What you are asked to do: Quote from the first line below through the line that contains "const airTemps = [25, 25];", both included, and leave the pictures out.

━━━━━━━━━━━━━━━━━━━━━━━━━━━━━━

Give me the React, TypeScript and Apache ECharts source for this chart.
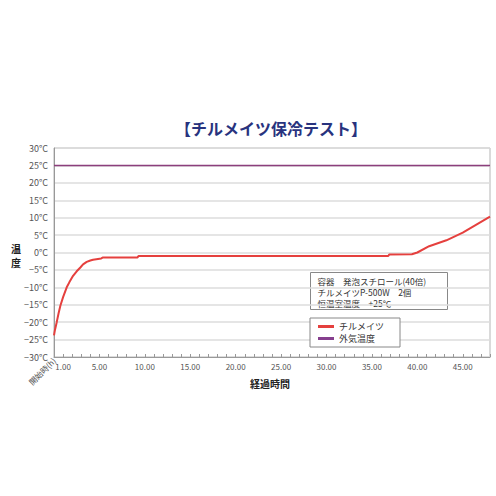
import React, { useEffect, useRef } from 'react';
import * as echarts from 'echarts';

// elapsed hours and inside temperature (°C) of the chilled box
const hours = [0, 0.1, 0.3, 0.5, 0.7, 1.0, 1.4, 1.7, 2.1, 2.5, 2.9, 3.2, 3.6, 4.0, 4.3, 5.2, 5.4, 9.2, 9.3, 36.8, 36.9, 39.4, 40.0, 41.3, 43.2, 45.0, 46.5, 48.0];
const chillTemps = [-23.8, -22.3, -20, -17.5, -15.3, -12.8, -10, -8.5, -6.7, -5.4, -4.3, -3.4, -2.7, -2.3, -2.1, -1.7, -1.4, -1.4, -1.0, -1.0, -0.6, -0.5, 0, 1.8, 3.5, 5.7, 8, 10.3];

// outside air temperature
const airHours = [0, 48];
const airTemps = [25, 25];

const xLabelValues = [1, 5, 10, 15, 20, 25, 30, 35, 40, 45];
const xTickValues = Array.from({ length: 49 }, (_, i) => i);

const noteLines = ['容器　発泡スチロール(40倍)', 'チルメイツP-500W　2個', '恒温室温度　+25℃'];

const FONT = '"Noto Sans CJK JP", "Noto Sans", sans-serif';

const App: React.FC = () => {
    const chartRef = useRef<HTMLDivElement>(null);

    useEffect(() => {
        document.body.style.margin = '0';
        if (!chartRef.current) return;
        const chart = echarts.init(chartRef.current, undefined, { renderer: 'svg' });

        const option: echarts.EChartsOption = {
            animation: false,
            backgroundColor: '#ffffff',
            textStyle: { fontFamily: FONT },
            grid: {
                left: 54,
                right: 6,
                top: 148,
                bottom: 139,
                show: true,
                borderColor: '#b5b5b5',
                borderWidth: 1,
            },
            legend: {
                orient: 'vertical',
                left: 310,
                top: 318,
                backgroundColor: '#ffffff',
                borderColor: '#888',
                borderWidth: 1,
                padding: [4, 16, 4, 8],
                itemGap: 3,
                itemWidth: 16,
                itemHeight: 3,
                icon: 'rect',
                textStyle: { fontSize: 9, color: '#333', fontFamily: FONT },
                data: ['チルメイツ', '外気温度'],
            },
            xAxis: {
                type: 'value',
                min: 0,
                max: 48,
                axisLine: { show: true, onZero: false, lineStyle: { color: '#999' } },
                axisTick: {
                    show: true,
                    inside: true,
                    length: 3,
                    customValues: xTickValues,
                    lineStyle: { color: '#999' },
                },
                axisLabel: {
                    customValues: xLabelValues,
                    formatter: (v: number) => v.toFixed(2),
                    fontSize: 8,
                    color: '#555',
                    margin: 5,
                },
                splitLine: { show: false },
            },
            yAxis: {
                type: 'value',
                min: -30,
                max: 30,
                interval: 5,
                axisLine: { show: true, lineStyle: { color: '#999' } },
                axisTick: { show: false },
                axisLabel: {
                    formatter: (v: number) => (v < 0 ? '−' + Math.abs(v) : String(v)) + '°C',
                    fontSize: 9,
                    color: '#555',
                    margin: 6,
                },
                splitLine: { show: true, lineStyle: { color: '#dcdcdc', width: 1.5 } },
            },
            series: [
                {
                    name: 'チルメイツ',
                    type: 'line',
                    data: hours.map((h, i) => [h, chillTemps[i]]),
                    showSymbol: false,
                    color: '#e5403e',
                    lineStyle: { width: 2, color: '#e5403e' },
                    z: 3,
                },
                {
                    name: '外気温度',
                    type: 'line',
                    data: airHours.map((h, i) => [h, airTemps[i]]),
                    showSymbol: false,
                    color: '#863f8e',
                    lineStyle: { width: 1.5, color: '#8c3f7c' },
                    z: 2,
                },
            ],
            graphic: [
                {
                    type: 'text',
                    x: 271,
                    y: 128,
                    style: {
                        text: '【チルメイツ保冷テスト】',
                        fill: '#28337e',
                        font: `bold 16px ${FONT}`,
                        align: 'center',
                        verticalAlign: 'middle',
                    },
                },
                {
                    type: 'text',
                    x: 16,
                    y: 248,
                    style: {
                        text: '温',
                        fill: '#222',
                        font: `bold 10px ${FONT}`,
                        align: 'center',
                        verticalAlign: 'middle',
                    },
                },
                {
                    type: 'text',
                    x: 16,
                    y: 262,
                    style: {
                        text: '度',
                        fill: '#222',
                        font: `bold 10px ${FONT}`,
                        align: 'center',
                        verticalAlign: 'middle',
                    },
                },
                {
                    type: 'text',
                    x: 270,
                    y: 383,
                    style: {
                        text: '経過時間',
                        fill: '#222',
                        font: `bold 10px ${FONT}`,
                        align: 'center',
                        verticalAlign: 'middle',
                    },
                },
                {
                    type: 'text',
                    x: 57,
                    y: 362,
                    rotation: Math.PI / 4,
                    style: {
                        text: '開始時(h)',
                        fill: '#555',
                        font: `8px ${FONT}`,
                        align: 'right',
                        verticalAlign: 'bottom',
                    },
                },
                {
                    type: 'group',
                    left: 310,
                    top: 272,
                    z: 10,
                    children: [
                        {
                            type: 'rect',
                            shape: { x: 0, y: 0, width: 137, height: 37 },
                            style: { fill: '#ffffff', stroke: '#888', lineWidth: 1 },
                        },
                        {
                            type: 'text',
                            x: 7,
                            y: 3,
                            style: {
                                text: noteLines.join('\n'),
                                fill: '#333',
                                font: `8.5px ${FONT}`,
                                lineHeight: 11,
                            },
                        },
                    ],
                },
            ],
        };

        chart.setOption(option);
        return () => chart.dispose();
    }, []);

    return <div ref={chartRef} style={{ width: 496, height: 496 }} />;
};

export default App;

━━━━━━━━━━━━━━━━━━━━━━━━━━━━━━

Answer to this exercise:
Give me the React, TypeScript and Apache ECharts source for this chart.
import React, { useEffect, useRef } from 'react';
import * as echarts from 'echarts';

// elapsed hours and inside temperature (°C) of the chilled box
const hours = [0, 0.1, 0.3, 0.5, 0.7, 1.0, 1.4, 1.7, 2.1, 2.5, 2.9, 3.2, 3.6, 4.0, 4.3, 5.2, 5.4, 9.2, 9.3, 36.8, 36.9, 39.4, 40.0, 41.3, 43.2, 45.0, 46.5, 48.0];
const chillTemps = [-23.8, -22.3, -20, -17.5, -15.3, -12.8, -10, -8.5, -6.7, -5.4, -4.3, -3.4, -2.7, -2.3, -2.1, -1.7, -1.4, -1.4, -1.0, -1.0, -0.6, -0.5, 0, 1.8, 3.5, 5.7, 8, 10.3];

// outside air temperature
const airHours = [0, 48];
const airTemps = [25, 25];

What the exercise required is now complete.